Device according to claim 6, characterized in that the direction of the energization current is chosen so as to move the movable element, in contrast with the elastic action of the suspension membrane, in the direction along which said opposite laminae approach one another.
Device according to claims 6 and 7, characterized in that said modulated current is provided by an amplifier driven by a microprocessor that receives in input a modulation signal which is proportional to the speed of an element of the loom or to the mechanical tension of the thread.
Device according to claims 1 and 8, characterized in that it comprises at least one potentiometer which is associated with said microprocessor and is suitable to set a maximum initial value for the energization current which corresponds to the maximum braking action applied to the thread by said opposite laminae.
Device according to the preceding claims, characterized in that the lamina supported by the movable element is subjected to the adjustable action of a spring that acts on the movable element and is suitable to produce a static elastic pressure between the fixed lamina and the movable lamina in the absence of an energization current supplied in the coil of said movable element.

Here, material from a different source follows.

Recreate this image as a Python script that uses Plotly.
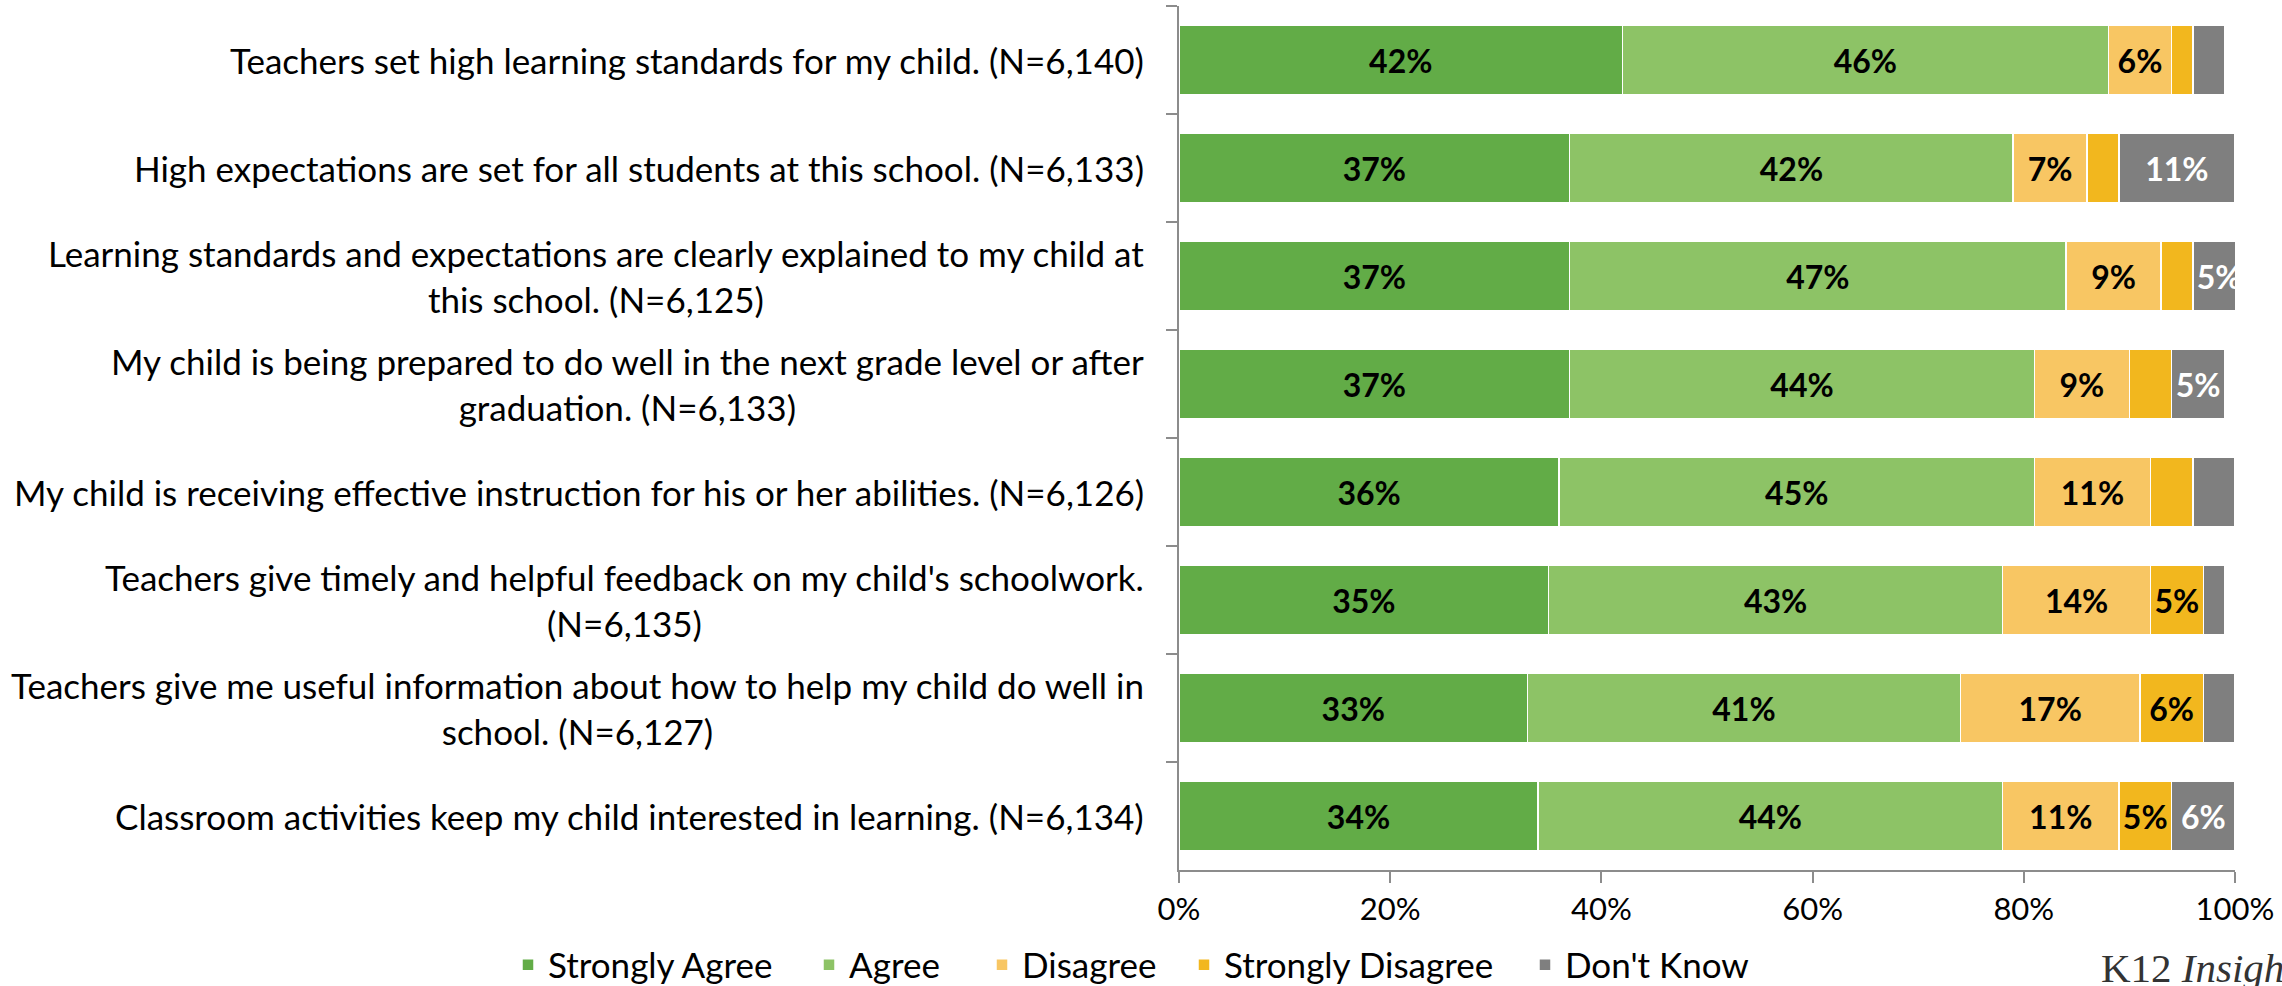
import plotly.graph_objects as go

# ---- data ----
questions = [
    "Teachers set high learning standards for my child. (N=6,140)",
    "High expectations are set for all students at this school. (N=6,133)",
    "Learning standards and expectations are clearly explained to my child at<br>this school. (N=6,125)",
    "My child is being prepared to do well in the next grade level or after<br>graduation. (N=6,133)",
    "My child is receiving effective instruction for his or her abilities. (N=6,126)",
    "Teachers give timely and helpful feedback on my child's schoolwork.<br>(N=6,135)",
    "Teachers give me useful information about how to help my child do well in<br>school. (N=6,127)",
    "Classroom activities keep my child interested in learning. (N=6,134)",
]
strongly_agree = [42, 37, 37, 37, 36, 35, 33, 34]
agree = [46, 42, 47, 44, 45, 43, 41, 44]
disagree = [6, 7, 9, 9, 11, 14, 17, 11]
strongly_disagree = [2, 3, 3, 4, 4, 5, 6, 5]
dont_know = [3, 11, 5, 5, 4, 2, 3, 6]

series = [
    ("Strongly Agree", strongly_agree, "#62AC47", "black"),
    ("Agree", agree, "#8DC366", "black"),
    ("Disagree", disagree, "#F8C663", "black"),
    ("Strongly Disagree", strongly_disagree, "#F2B71E", "black"),
    ("Don't Know", dont_know, "#7F7F7F", "white"),
]

W, H = 2282, 986
ML, MR, MT, MB = 1179, 47, 6, 116
PW, PH = W - ML - MR, H - MT - MB
axis_grey = "#8C8C8C"

# legend entries sit where the original's do (pixel x of each swatch)
legend_swatch_x = [528, 829, 1002, 1204, 1545]
legend_y = (MT + PH - 965) / PH

fig = go.Figure()
legend_cfg = {}
for i, (name, vals, color, tcolor) in enumerate(series):
    lg = "legend" if i == 0 else f"legend{i + 1}"
    fig.add_trace(go.Bar(
        y=questions, x=vals, name=name, orientation="h",
        marker=dict(color=color, line=dict(color="white", width=1.5)),
        width=0.65,
        text=[f"{v}%" if v >= 5 else "" for v in vals],
        textposition="inside", insidetextanchor="middle", textangle=0,
        constraintext="none",
        textfont=dict(family="Lato", size=32, color=tcolor, weight="bold"),
        hoverinfo="skip",
        legend=lg,
    ))
    legend_cfg[lg] = dict(
        orientation="h",
        x=(legend_swatch_x[i] - 20 - ML) / PW, xanchor="left",
        y=legend_y, yanchor="middle",
        font=dict(family="Lato", size=35, color="black"),
        bgcolor="rgba(0,0,0,0)",
    )

# category labels, lines centred on each other like the original
for q in questions:
    fig.add_annotation(
        xref="paper", x=0, xanchor="right", xshift=-33,
        yref="y", y=q, yanchor="middle",
        text=q, align="center", showarrow=False,
        font=dict(family="Lato", size=35, color="black"),
    )

fig.add_annotation(
    xref="paper", yref="paper", x=(2099 - ML) / PW, y=(MT + PH - 968) / PH,
    xanchor="left", yanchor="middle", showarrow=False,
    text="K12 <i>Insight</i>",
    font=dict(family="Liberation Serif", size=41, color="#333333"),
)

fig.update_layout(
    width=W, height=H,
    barmode="stack",
    plot_bgcolor="white", paper_bgcolor="white",
    margin=dict(l=ML, r=MR, t=MT, b=MB, autoexpand=False),
    font=dict(family="Lato", size=30, color="black"),
    xaxis=dict(
        range=[0, 100], dtick=20, ticksuffix="%",
        showgrid=False, zeroline=False, automargin=False,
        showline=True, linecolor=axis_grey, linewidth=2,
        ticks="outside", ticklen=11, tickcolor=axis_grey, tickwidth=2,
        tickfont=dict(family="Lato", size=31, color="black"),
    ),
    yaxis=dict(
        type="category", range=[7.5, -0.5], automargin=False,
        showticklabels=False, showgrid=False, zeroline=False,
        showline=True, linecolor=axis_grey, linewidth=2,
        ticks="outside", ticklen=11, tickcolor=axis_grey, tickwidth=2,
        tickson="boundaries",
    ),
    showlegend=True,
    **legend_cfg,
)

# drop the page's default body margin so the figure sits at the window's corner
fig.write_html(
    "out.html",
    config={"displayModeBar": False},
    post_script="document.body.style.margin='0';",
)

Device according to claims 1 and 6, characterized in that the lamina supported by the movable element is subjected to the action of a spring that pushes said lamina against the opposite fixed lamina with a force that corresponds to the maximum braking action applied by said lamina to the thread, and in that the modulated energization current supplied to the coil of the movable element is orientated so as to separate said laminae in contrast with the action of said spring.